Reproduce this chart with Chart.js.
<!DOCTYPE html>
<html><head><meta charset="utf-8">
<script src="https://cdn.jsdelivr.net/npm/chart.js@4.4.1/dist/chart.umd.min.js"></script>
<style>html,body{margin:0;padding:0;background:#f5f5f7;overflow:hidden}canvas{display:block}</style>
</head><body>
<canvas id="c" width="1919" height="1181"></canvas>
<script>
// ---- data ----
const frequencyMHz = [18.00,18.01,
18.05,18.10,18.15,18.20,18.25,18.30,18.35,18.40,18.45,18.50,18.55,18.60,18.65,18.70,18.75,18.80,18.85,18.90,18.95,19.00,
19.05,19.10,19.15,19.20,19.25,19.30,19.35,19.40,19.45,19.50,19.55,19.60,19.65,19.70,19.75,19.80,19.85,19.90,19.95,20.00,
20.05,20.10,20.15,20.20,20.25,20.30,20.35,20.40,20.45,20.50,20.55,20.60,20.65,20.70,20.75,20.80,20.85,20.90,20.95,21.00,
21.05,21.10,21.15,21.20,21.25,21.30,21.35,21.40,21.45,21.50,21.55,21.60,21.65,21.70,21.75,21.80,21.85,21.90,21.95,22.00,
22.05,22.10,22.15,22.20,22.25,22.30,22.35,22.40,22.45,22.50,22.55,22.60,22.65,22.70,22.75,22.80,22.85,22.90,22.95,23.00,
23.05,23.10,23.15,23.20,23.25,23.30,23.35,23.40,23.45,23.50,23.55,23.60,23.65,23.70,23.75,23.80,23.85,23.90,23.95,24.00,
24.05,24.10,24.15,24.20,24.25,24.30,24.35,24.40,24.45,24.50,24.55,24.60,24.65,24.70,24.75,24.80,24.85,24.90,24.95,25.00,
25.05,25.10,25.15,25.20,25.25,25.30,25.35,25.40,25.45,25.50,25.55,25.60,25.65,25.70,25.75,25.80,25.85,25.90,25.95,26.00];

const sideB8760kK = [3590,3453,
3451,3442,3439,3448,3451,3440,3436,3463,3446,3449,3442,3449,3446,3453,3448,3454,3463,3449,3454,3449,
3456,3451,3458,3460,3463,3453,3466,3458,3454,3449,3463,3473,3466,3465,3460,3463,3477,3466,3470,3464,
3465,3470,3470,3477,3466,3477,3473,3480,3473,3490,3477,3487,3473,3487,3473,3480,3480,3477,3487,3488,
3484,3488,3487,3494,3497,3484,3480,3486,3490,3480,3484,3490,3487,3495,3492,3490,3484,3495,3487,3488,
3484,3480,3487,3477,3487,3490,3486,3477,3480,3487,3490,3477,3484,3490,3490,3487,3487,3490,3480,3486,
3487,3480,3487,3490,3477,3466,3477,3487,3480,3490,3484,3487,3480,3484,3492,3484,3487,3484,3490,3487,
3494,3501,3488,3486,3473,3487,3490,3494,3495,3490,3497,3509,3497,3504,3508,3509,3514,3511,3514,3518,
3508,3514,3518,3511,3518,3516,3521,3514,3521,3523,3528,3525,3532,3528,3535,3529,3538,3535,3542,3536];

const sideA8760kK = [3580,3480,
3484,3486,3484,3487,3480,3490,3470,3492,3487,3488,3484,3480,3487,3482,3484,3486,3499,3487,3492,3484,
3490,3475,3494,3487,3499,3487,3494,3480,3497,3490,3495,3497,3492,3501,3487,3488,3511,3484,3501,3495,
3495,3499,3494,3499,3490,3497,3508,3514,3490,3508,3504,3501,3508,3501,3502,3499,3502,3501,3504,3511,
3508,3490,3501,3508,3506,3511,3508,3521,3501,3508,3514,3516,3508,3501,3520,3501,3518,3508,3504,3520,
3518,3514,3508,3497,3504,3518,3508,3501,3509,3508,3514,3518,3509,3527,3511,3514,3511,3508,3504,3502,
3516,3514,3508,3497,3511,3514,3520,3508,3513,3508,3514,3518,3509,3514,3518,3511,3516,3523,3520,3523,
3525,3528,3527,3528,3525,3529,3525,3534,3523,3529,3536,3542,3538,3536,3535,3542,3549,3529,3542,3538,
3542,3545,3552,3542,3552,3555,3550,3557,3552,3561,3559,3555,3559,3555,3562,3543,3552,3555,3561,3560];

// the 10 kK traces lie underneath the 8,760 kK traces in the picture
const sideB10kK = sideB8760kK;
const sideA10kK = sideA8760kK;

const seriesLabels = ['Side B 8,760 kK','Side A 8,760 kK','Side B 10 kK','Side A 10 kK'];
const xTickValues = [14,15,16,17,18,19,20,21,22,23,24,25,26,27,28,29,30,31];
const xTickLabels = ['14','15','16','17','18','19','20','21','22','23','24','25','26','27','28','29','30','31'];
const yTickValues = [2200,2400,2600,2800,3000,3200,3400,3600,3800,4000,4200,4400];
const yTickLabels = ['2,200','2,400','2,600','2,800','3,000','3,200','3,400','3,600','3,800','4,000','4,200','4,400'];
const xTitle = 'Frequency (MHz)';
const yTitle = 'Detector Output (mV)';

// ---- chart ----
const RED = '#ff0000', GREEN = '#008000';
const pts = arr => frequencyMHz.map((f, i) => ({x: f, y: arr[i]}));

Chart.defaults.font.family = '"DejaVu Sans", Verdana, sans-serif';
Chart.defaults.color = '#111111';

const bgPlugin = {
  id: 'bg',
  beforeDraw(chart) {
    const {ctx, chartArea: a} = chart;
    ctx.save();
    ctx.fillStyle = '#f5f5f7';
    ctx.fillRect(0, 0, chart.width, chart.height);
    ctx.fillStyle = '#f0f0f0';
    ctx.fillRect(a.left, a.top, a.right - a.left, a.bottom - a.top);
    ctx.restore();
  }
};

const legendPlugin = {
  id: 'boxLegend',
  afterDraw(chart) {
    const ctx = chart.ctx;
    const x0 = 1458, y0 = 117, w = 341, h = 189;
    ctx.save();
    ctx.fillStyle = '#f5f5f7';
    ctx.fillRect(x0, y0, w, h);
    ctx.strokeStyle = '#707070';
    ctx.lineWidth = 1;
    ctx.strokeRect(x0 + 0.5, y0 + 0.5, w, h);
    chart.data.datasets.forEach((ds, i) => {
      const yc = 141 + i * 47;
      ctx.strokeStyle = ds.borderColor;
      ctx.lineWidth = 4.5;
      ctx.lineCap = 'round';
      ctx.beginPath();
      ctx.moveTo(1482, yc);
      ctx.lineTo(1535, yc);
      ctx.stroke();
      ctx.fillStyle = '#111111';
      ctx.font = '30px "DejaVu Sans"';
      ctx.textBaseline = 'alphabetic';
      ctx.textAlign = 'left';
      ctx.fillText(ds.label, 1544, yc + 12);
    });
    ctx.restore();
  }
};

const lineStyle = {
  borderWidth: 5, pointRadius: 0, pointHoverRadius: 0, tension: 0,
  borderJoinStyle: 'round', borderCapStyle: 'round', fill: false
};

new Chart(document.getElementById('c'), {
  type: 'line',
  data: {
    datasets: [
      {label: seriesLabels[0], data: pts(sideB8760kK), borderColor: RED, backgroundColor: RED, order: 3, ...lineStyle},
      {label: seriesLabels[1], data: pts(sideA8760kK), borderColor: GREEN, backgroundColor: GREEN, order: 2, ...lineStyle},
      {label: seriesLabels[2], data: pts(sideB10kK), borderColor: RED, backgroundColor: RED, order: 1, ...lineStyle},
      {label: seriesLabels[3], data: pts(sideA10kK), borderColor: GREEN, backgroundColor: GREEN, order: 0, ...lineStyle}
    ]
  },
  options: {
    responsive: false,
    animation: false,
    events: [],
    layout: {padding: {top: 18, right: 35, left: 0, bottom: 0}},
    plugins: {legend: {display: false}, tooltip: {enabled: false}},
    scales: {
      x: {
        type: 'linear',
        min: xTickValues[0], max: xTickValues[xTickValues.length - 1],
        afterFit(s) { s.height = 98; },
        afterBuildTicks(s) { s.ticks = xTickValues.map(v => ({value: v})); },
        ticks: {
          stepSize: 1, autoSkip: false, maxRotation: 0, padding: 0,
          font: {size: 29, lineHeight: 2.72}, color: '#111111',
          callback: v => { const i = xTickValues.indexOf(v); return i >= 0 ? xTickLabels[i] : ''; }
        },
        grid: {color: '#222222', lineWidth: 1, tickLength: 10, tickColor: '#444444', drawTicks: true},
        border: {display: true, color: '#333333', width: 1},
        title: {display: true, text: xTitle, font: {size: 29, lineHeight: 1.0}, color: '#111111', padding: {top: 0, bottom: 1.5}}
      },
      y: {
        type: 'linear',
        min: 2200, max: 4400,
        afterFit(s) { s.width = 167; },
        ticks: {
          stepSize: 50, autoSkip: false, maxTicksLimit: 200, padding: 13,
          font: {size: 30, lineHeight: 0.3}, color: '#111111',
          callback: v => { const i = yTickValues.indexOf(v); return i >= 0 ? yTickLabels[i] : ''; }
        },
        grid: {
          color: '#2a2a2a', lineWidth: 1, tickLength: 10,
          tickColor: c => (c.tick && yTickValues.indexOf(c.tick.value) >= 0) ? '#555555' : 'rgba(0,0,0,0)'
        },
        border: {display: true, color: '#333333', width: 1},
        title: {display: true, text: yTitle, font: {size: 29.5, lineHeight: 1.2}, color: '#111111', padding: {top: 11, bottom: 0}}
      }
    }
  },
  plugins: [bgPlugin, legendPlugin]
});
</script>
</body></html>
...
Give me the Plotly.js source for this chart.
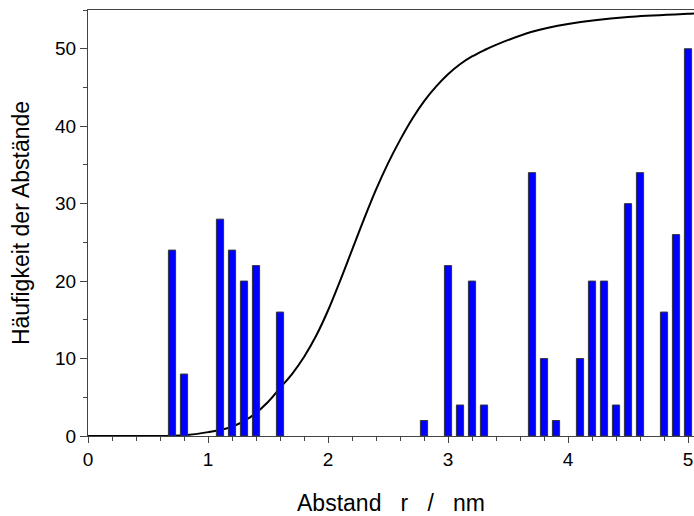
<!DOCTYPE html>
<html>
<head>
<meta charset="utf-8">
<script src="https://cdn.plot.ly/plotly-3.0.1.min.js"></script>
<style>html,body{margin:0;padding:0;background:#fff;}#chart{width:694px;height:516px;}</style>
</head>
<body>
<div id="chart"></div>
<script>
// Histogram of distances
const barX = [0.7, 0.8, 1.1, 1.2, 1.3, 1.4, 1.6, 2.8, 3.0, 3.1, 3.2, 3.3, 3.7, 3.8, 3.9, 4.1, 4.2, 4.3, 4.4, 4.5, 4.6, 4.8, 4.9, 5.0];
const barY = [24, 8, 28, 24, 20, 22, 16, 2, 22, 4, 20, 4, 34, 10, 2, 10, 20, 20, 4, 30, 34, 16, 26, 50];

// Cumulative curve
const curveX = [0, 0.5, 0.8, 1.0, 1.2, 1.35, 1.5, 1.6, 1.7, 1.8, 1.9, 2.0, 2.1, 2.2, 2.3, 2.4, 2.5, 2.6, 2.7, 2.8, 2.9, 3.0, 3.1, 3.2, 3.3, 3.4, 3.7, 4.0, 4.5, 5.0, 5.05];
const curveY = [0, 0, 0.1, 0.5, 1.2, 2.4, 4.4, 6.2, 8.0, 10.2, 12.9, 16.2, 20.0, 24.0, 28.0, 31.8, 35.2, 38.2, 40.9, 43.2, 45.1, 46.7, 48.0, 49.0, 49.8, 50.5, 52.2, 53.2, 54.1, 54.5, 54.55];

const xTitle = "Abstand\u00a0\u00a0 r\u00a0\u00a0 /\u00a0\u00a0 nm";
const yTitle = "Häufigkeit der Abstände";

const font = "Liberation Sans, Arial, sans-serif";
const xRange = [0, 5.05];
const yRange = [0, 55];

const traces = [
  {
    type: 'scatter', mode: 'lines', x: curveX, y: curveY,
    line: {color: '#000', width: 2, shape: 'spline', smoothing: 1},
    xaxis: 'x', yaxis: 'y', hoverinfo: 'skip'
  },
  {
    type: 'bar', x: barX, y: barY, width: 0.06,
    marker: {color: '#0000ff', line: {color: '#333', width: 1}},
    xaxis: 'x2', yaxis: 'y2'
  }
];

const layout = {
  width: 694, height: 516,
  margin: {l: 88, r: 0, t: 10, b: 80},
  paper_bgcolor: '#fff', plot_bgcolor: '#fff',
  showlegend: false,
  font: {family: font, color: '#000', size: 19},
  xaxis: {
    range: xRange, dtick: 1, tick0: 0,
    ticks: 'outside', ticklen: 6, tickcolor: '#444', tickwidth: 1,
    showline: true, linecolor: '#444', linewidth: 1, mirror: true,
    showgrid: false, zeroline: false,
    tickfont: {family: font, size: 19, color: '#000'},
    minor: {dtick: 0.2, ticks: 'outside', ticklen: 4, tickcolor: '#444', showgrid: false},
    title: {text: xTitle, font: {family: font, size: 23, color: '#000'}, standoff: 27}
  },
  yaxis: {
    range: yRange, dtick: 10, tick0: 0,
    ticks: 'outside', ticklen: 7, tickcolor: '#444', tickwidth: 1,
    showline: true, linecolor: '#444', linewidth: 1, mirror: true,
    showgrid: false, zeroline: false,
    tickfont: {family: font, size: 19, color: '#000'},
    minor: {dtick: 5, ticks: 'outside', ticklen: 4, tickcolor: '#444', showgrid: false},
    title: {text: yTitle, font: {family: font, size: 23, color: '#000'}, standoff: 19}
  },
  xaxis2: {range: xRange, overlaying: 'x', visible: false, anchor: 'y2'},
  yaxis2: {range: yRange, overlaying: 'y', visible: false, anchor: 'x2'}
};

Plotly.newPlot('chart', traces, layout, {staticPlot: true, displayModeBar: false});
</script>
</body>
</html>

> **TASK PROMPT**
Locate the word "this" in the records and collect each line it appears in.

> **FULL RESPONSE**
Reproduce this chart with Chart.js.
Give me the Plotly.js source for this chart.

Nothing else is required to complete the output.